Y volviendo al lloriqueo de quienes sueñan con su propia Sierra Maestra, despreciando por manso al pueblo argentino que está a punto de derrotar en las urnas al Leviatán oligárquico, parece apropiado citar a la periodista y publicista Romina Rocha, quien ensaya una suerte de respuesta a esas ansiedades progresistas: “Todos los estallidos latinoamericanos son justificados, pero no tienen un proyecto político que los legitime. Es decir, cuando pase el quilombo y se sienten a negociar, ¿hacia dónde dirigen toda esa fuerza? ¿Qué espacio es capaz de contener todas esas demandas?

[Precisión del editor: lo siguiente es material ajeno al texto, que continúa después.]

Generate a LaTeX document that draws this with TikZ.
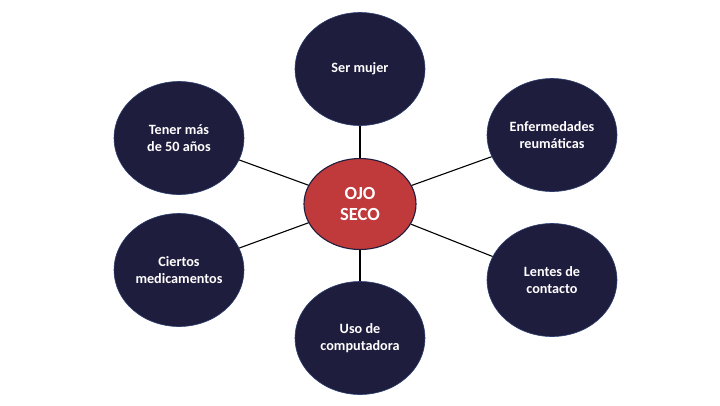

En esa dirección, Rocha traza una posible conclusión, que por supuesto no tiene por qué ni debe ser la única: “No hay que olvidarse que acá también se salió innumerables veces a romper todo y la vez que se empujó a un gobierno afuera fue en 2001. Y de ahí aprendimos un montón. Porque tenemos al peronismo que a lo largo de su existencia, como movimiento contingente, ha sabido dar respuesta y realidad efectiva a cada momento de la historia. Hoy, que por todos lados hay fuego, acá estamos a punto de hacer una elección histórica desde todos los puntos de vista, de reafirmar una identidad y de concretar un aprendizaje colectivo. ¿Por qué tendría que ser deseable volver a un estado anterior?”.

Romina cierra su mirada con los ojos bien abiertos, dirigidos hacia la historia, que no necesariamente significa hacia atrás: “«Este país de mierda», dice (Arturo) Jauretche para hablar de una zoncera que claramente aún no hemos terminado de desandar”.